• _DIRECTIVE_
Write out the material again exactly, please, and omit the pictures.

• _COLLECTED MATERIAL_

+-------+

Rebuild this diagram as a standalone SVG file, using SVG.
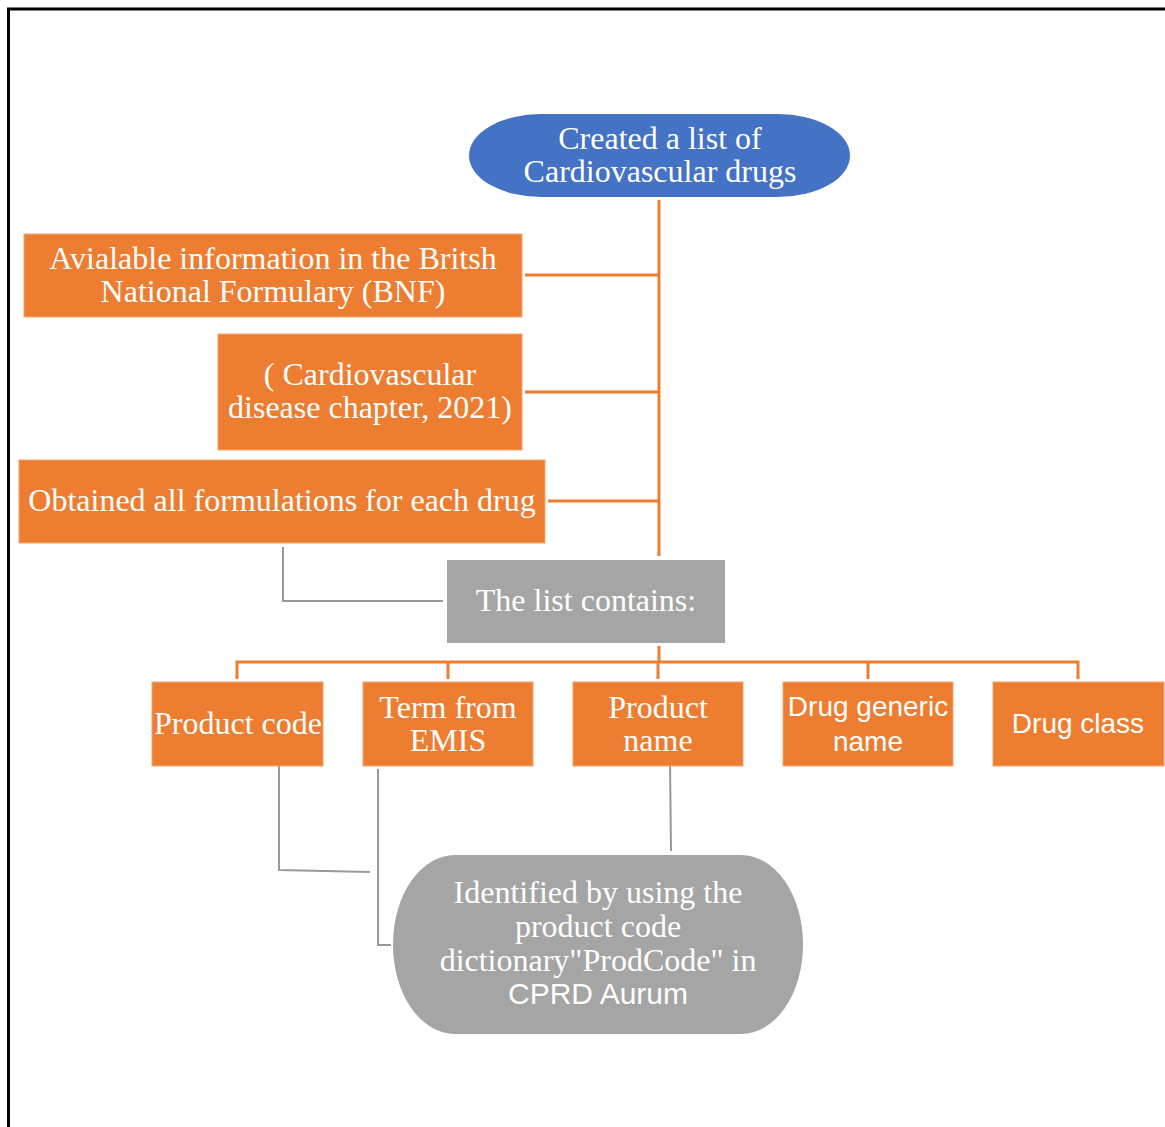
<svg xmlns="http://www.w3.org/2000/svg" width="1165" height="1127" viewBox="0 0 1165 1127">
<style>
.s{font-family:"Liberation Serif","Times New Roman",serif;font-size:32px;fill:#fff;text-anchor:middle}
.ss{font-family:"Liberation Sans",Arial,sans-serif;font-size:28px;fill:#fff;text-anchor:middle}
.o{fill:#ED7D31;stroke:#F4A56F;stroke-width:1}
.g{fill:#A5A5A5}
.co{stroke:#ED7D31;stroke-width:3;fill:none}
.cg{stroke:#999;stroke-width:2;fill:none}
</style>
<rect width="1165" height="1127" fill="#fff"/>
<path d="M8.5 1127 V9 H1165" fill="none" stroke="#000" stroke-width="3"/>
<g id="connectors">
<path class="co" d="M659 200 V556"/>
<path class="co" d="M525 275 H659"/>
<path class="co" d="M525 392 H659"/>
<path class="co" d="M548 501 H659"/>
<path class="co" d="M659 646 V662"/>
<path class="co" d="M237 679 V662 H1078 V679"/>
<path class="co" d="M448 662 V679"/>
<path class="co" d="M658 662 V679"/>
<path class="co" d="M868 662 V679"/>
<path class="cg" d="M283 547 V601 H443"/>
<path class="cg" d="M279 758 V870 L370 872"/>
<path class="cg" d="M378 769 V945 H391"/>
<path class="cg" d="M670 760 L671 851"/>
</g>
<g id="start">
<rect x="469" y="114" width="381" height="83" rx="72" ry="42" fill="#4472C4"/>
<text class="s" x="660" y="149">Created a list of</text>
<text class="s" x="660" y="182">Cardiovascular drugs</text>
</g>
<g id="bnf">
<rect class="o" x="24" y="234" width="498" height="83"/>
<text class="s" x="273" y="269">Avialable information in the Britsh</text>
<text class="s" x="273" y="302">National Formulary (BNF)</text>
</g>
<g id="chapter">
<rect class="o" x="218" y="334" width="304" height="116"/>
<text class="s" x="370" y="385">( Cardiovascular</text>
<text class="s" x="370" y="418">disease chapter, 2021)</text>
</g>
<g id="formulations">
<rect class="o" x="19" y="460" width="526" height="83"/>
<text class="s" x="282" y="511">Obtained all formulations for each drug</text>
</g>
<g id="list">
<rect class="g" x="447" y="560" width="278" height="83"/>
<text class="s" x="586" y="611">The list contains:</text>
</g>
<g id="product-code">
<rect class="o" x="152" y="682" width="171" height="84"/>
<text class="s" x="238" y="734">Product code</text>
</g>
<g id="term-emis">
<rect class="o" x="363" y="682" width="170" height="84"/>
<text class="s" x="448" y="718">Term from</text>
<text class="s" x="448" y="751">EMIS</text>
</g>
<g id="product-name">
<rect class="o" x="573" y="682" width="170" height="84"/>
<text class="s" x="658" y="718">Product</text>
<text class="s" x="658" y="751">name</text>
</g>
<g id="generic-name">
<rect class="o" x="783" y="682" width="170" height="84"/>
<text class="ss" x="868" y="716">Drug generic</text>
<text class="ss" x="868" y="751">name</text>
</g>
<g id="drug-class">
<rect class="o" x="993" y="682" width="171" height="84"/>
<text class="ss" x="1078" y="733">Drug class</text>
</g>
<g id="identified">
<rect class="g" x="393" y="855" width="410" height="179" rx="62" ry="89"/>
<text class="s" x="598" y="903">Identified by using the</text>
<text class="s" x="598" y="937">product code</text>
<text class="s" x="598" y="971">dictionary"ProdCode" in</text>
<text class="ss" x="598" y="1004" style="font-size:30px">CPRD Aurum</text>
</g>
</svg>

+-------+

• _WRITTEN ANSWER_
Rebuild this diagram as a standalone SVG file, using SVG.
<svg xmlns="http://www.w3.org/2000/svg" width="1165" height="1127" viewBox="0 0 1165 1127">
<style>
.s{font-family:"Liberation Serif","Times New Roman",serif;font-size:32px;fill:#fff;text-anchor:middle}
.ss{font-family:"Liberation Sans",Arial,sans-serif;font-size:28px;fill:#fff;text-anchor:middle}
.o{fill:#ED7D31;stroke:#F4A56F;stroke-width:1}
.g{fill:#A5A5A5}
.co{stroke:#ED7D31;stroke-width:3;fill:none}
.cg{stroke:#999;stroke-width:2;fill:none}
</style>
<rect width="1165" height="1127" fill="#fff"/>
<path d="M8.5 1127 V9 H1165" fill="none" stroke="#000" stroke-width="3"/>
<g id="connectors">
<path class="co" d="M659 200 V556"/>
<path class="co" d="M525 275 H659"/>
<path class="co" d="M525 392 H659"/>
<path class="co" d="M548 501 H659"/>
<path class="co" d="M659 646 V662"/>
<path class="co" d="M237 679 V662 H1078 V679"/>
<path class="co" d="M448 662 V679"/>
<path class="co" d="M658 662 V679"/>
<path class="co" d="M868 662 V679"/>
<path class="cg" d="M283 547 V601 H443"/>
<path class="cg" d="M279 758 V870 L370 872"/>
<path class="cg" d="M378 769 V945 H391"/>
<path class="cg" d="M670 760 L671 851"/>
</g>
<g id="start">
<rect x="469" y="114" width="381" height="83" rx="72" ry="42" fill="#4472C4"/>
<text class="s" x="660" y="149">Created a list of</text>
<text class="s" x="660" y="182">Cardiovascular drugs</text>
</g>
<g id="bnf">
<rect class="o" x="24" y="234" width="498" height="83"/>
<text class="s" x="273" y="269">Avialable information in the Britsh</text>
<text class="s" x="273" y="302">National Formulary (BNF)</text>
</g>
<g id="chapter">
<rect class="o" x="218" y="334" width="304" height="116"/>
<text class="s" x="370" y="385">( Cardiovascular</text>
<text class="s" x="370" y="418">disease chapter, 2021)</text>
</g>
<g id="formulations">
<rect class="o" x="19" y="460" width="526" height="83"/>
<text class="s" x="282" y="511">Obtained all formulations for each drug</text>
</g>
<g id="list">
<rect class="g" x="447" y="560" width="278" height="83"/>
<text class="s" x="586" y="611">The list contains:</text>
</g>
<g id="product-code">
<rect class="o" x="152" y="682" width="171" height="84"/>
<text class="s" x="238" y="734">Product code</text>
</g>
<g id="term-emis">
<rect class="o" x="363" y="682" width="170" height="84"/>
<text class="s" x="448" y="718">Term from</text>
<text class="s" x="448" y="751">EMIS</text>
</g>
<g id="product-name">
<rect class="o" x="573" y="682" width="170" height="84"/>
<text class="s" x="658" y="718">Product</text>
<text class="s" x="658" y="751">name</text>
</g>
<g id="generic-name">
<rect class="o" x="783" y="682" width="170" height="84"/>
<text class="ss" x="868" y="716">Drug generic</text>
<text class="ss" x="868" y="751">name</text>
</g>
<g id="drug-class">
<rect class="o" x="993" y="682" width="171" height="84"/>
<text class="ss" x="1078" y="733">Drug class</text>
</g>
<g id="identified">
<rect class="g" x="393" y="855" width="410" height="179" rx="62" ry="89"/>
<text class="s" x="598" y="903">Identified by using the</text>
<text class="s" x="598" y="937">product code</text>
<text class="s" x="598" y="971">dictionary"ProdCode" in</text>
<text class="ss" x="598" y="1004" style="font-size:30px">CPRD Aurum</text>
</g>
</svg>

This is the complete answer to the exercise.